- Recorded information -
+-------+
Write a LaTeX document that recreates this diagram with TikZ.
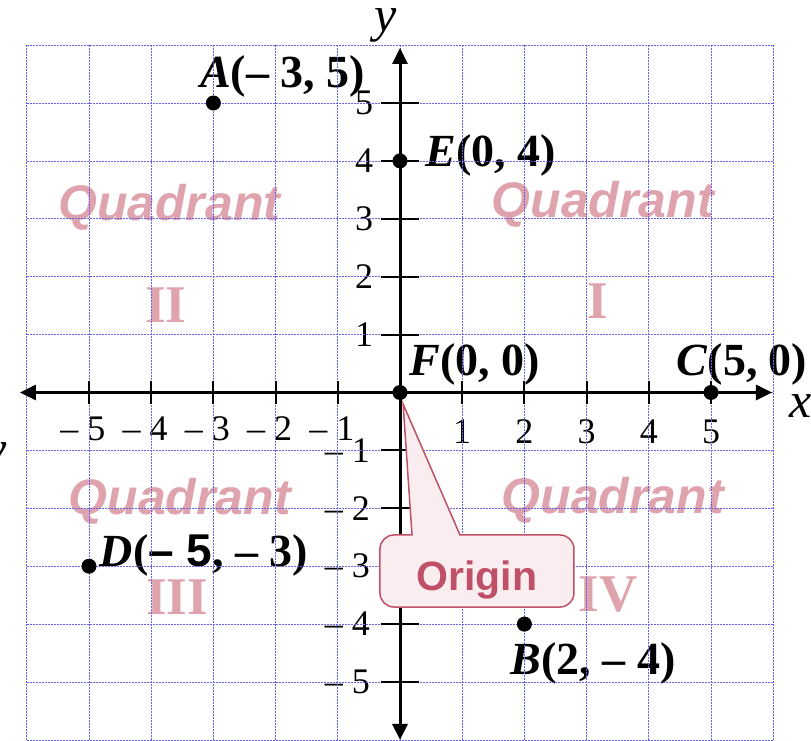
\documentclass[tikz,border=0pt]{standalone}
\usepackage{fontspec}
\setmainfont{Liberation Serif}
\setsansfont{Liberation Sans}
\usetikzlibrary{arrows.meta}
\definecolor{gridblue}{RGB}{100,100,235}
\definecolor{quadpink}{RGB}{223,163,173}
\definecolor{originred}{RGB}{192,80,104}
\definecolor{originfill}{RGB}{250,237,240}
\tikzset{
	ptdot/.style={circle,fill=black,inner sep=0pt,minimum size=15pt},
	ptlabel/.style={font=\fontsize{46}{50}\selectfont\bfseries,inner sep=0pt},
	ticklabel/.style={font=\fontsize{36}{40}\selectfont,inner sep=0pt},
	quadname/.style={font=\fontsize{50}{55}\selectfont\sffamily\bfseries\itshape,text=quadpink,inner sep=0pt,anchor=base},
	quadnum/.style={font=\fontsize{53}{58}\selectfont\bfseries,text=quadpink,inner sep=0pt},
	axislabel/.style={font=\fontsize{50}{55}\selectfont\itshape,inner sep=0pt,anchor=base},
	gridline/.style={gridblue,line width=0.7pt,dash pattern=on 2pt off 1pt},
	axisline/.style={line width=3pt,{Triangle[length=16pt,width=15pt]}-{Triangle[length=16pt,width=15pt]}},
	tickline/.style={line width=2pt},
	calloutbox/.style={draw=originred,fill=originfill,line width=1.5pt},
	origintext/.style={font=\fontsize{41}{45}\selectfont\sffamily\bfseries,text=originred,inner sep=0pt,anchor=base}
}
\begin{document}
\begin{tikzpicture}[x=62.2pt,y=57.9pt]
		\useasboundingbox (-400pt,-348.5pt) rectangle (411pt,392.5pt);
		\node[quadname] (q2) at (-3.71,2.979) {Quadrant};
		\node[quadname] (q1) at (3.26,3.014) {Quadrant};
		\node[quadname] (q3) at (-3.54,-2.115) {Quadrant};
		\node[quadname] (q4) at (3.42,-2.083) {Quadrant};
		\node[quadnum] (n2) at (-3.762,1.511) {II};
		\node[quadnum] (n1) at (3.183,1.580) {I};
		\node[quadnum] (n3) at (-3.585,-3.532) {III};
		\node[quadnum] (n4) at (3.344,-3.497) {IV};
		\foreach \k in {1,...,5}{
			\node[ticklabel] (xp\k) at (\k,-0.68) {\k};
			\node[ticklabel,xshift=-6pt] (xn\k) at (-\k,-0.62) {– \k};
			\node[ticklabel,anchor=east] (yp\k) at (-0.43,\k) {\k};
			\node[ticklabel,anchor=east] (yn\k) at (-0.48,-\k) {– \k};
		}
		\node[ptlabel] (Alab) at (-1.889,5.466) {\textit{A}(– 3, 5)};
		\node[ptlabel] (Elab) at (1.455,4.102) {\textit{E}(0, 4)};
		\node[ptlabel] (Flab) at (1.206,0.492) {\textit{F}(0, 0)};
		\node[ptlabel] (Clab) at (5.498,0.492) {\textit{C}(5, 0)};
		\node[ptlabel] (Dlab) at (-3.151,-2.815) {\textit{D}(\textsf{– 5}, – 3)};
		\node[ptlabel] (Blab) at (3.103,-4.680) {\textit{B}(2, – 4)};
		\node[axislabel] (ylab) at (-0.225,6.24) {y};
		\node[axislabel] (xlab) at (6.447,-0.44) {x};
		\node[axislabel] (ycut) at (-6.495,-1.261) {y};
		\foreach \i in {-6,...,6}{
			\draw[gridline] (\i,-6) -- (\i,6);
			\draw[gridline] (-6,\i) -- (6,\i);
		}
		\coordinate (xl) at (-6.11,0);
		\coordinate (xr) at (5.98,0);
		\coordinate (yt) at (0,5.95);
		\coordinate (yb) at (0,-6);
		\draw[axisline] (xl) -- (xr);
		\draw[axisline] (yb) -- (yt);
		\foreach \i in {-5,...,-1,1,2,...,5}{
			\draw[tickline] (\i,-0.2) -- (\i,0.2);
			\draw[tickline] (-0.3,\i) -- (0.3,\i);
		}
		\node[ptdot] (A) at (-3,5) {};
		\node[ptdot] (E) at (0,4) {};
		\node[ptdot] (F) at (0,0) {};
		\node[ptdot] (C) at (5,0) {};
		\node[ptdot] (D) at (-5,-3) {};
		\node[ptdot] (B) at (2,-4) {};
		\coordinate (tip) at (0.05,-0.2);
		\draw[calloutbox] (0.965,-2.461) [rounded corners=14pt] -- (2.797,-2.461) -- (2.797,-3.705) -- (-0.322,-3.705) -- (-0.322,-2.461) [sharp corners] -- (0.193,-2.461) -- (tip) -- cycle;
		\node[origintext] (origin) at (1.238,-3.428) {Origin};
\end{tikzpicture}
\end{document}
+-------+
- Problem description -
Transcribe the listing above verbatim. Omit the pictures.

- Correct result -
Write a LaTeX document that recreates this diagram with TikZ.
\documentclass[tikz,border=0pt]{standalone}
\usepackage{fontspec}
\setmainfont{Liberation Serif}
\setsansfont{Liberation Sans}
\usetikzlibrary{arrows.meta}
\definecolor{gridblue}{RGB}{100,100,235}
\definecolor{quadpink}{RGB}{223,163,173}
\definecolor{originred}{RGB}{192,80,104}
\definecolor{originfill}{RGB}{250,237,240}
\tikzset{
	ptdot/.style={circle,fill=black,inner sep=0pt,minimum size=15pt},
	ptlabel/.style={font=\fontsize{46}{50}\selectfont\bfseries,inner sep=0pt},
	ticklabel/.style={font=\fontsize{36}{40}\selectfont,inner sep=0pt},
	quadname/.style={font=\fontsize{50}{55}\selectfont\sffamily\bfseries\itshape,text=quadpink,inner sep=0pt,anchor=base},
	quadnum/.style={font=\fontsize{53}{58}\selectfont\bfseries,text=quadpink,inner sep=0pt},
	axislabel/.style={font=\fontsize{50}{55}\selectfont\itshape,inner sep=0pt,anchor=base},
	gridline/.style={gridblue,line width=0.7pt,dash pattern=on 2pt off 1pt},
	axisline/.style={line width=3pt,{Triangle[length=16pt,width=15pt]}-{Triangle[length=16pt,width=15pt]}},
	tickline/.style={line width=2pt},
	calloutbox/.style={draw=originred,fill=originfill,line width=1.5pt},
	origintext/.style={font=\fontsize{41}{45}\selectfont\sffamily\bfseries,text=originred,inner sep=0pt,anchor=base}
}
\begin{document}
\begin{tikzpicture}[x=62.2pt,y=57.9pt]
		\useasboundingbox (-400pt,-348.5pt) rectangle (411pt,392.5pt);
		\node[quadname] (q2) at (-3.71,2.979) {Quadrant};
		\node[quadname] (q1) at (3.26,3.014) {Quadrant};
		\node[quadname] (q3) at (-3.54,-2.115) {Quadrant};
		\node[quadname] (q4) at (3.42,-2.083) {Quadrant};
		\node[quadnum] (n2) at (-3.762,1.511) {II};
		\node[quadnum] (n1) at (3.183,1.580) {I};
		\node[quadnum] (n3) at (-3.585,-3.532) {III};
		\node[quadnum] (n4) at (3.344,-3.497) {IV};
		\foreach \k in {1,...,5}{
			\node[ticklabel] (xp\k) at (\k,-0.68) {\k};
			\node[ticklabel,xshift=-6pt] (xn\k) at (-\k,-0.62) {– \k};
			\node[ticklabel,anchor=east] (yp\k) at (-0.43,\k) {\k};
			\node[ticklabel,anchor=east] (yn\k) at (-0.48,-\k) {– \k};
		}
		\node[ptlabel] (Alab) at (-1.889,5.466) {\textit{A}(– 3, 5)};
		\node[ptlabel] (Elab) at (1.455,4.102) {\textit{E}(0, 4)};
		\node[ptlabel] (Flab) at (1.206,0.492) {\textit{F}(0, 0)};
		\node[ptlabel] (Clab) at (5.498,0.492) {\textit{C}(5, 0)};
		\node[ptlabel] (Dlab) at (-3.151,-2.815) {\textit{D}(\textsf{– 5}, – 3)};
		\node[ptlabel] (Blab) at (3.103,-4.680) {\textit{B}(2, – 4)};
		\node[axislabel] (ylab) at (-0.225,6.24) {y};
		\node[axislabel] (xlab) at (6.447,-0.44) {x};
		\node[axislabel] (ycut) at (-6.495,-1.261) {y};
		\foreach \i in {-6,...,6}{
			\draw[gridline] (\i,-6) -- (\i,6);
			\draw[gridline] (-6,\i) -- (6,\i);
		}
		\coordinate (xl) at (-6.11,0);
		\coordinate (xr) at (5.98,0);
		\coordinate (yt) at (0,5.95);
		\coordinate (yb) at (0,-6);
		\draw[axisline] (xl) -- (xr);
		\draw[axisline] (yb) -- (yt);
		\foreach \i in {-5,...,-1,1,2,...,5}{
			\draw[tickline] (\i,-0.2) -- (\i,0.2);
			\draw[tickline] (-0.3,\i) -- (0.3,\i);
		}
		\node[ptdot] (A) at (-3,5) {};
		\node[ptdot] (E) at (0,4) {};
		\node[ptdot] (F) at (0,0) {};
		\node[ptdot] (C) at (5,0) {};
		\node[ptdot] (D) at (-5,-3) {};
		\node[ptdot] (B) at (2,-4) {};
		\coordinate (tip) at (0.05,-0.2);
		\draw[calloutbox] (0.965,-2.461) [rounded corners=14pt] -- (2.797,-2.461) -- (2.797,-3.705) -- (-0.322,-3.705) -- (-0.322,-2.461) [sharp corners] -- (0.193,-2.461) -- (tip) -- cycle;
		\node[origintext] (origin) at (1.238,-3.428) {Origin};
\end{tikzpicture}
\end{document}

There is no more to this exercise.